Meng Chao smiles that annoyingly unreadable smile of his and nods, "Indeed it would be, Lady Quan."
"Six? To let that failure sleep in a bed that would otherwise be yours?" a snuffling voice answers the ancient riddle of if a pig squealed in the forest would anyone hear it. "In that case, here's ten, just to keep her where she belongs."
"My apologies, Lady Luo," Meng Chao's voice is scrupulously neutral as he dips his head in a slight bow, "but my offer was intended to go to the first reasonable bid, which Lady Quan has provided."
"See," Quan Jia comments to the air above a certain pig, "even Meng Chao knows that pigs should be kept in a pigsty."
"Though watching a sow get carved up into bacon by Shao Cuifen would be an entertaining diversion." she continues with a grin that could probably only be described as infuriating.
Shao Cuifen raises her attention from the hilt of her sword, "duel?"
"No, Lady Shao, I believe I will accept the beneficence offered by Lord Meng to a pathetic failure," the squealing response is accompanied by a curious twisting of head and body.
Hmm... I didn't know pigs could move their necks like that
"In that case," Quan Jia responds with a, perhaps poorly hidden mockery, "Shao Cuifen and I will take the nice estates, Meng Chao will take one of the cottages, and I suppose we can find a sty appropriate for an untrained pig."
"Hmph," a pig snorts and continues, "talent will win out in the end.

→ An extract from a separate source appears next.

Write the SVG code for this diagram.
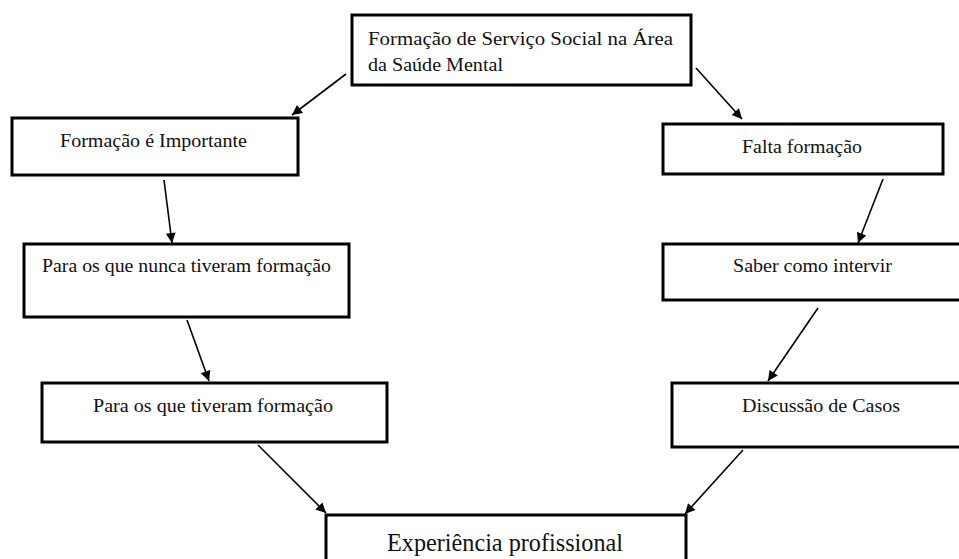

If not now then certainly by the end of the year... indeed, if I were a complete failure to my family, I would prefer to bow out now rather than humiliate everyone I love publicly during an assessment tournament... If I were a complete failure that is."
Business settled, a shared desire to not be in each other's company for a moment longer than necessary seems to flicker between the four teens, and with snorting noises, polite bows, bored looks, and general indifference they depart for more favorable company.
We may run the risk of sounding a bit of a boar, but we can't let a little grunt like Luo hog the good houses, even if others bristle at our shoat-tempered ways.
Well, looks like we nailed the exact right amount of money we needed to get this. Yay!
Anyway!
That being said, while +Talent is always going to be hard... It's probably easier to bring up a deficient level of Talent than to further polish a gem. I think if we're diligent and hit that Gacha frequently enough, we'll find something to help make up for our poor girl's deficiency at cultivation.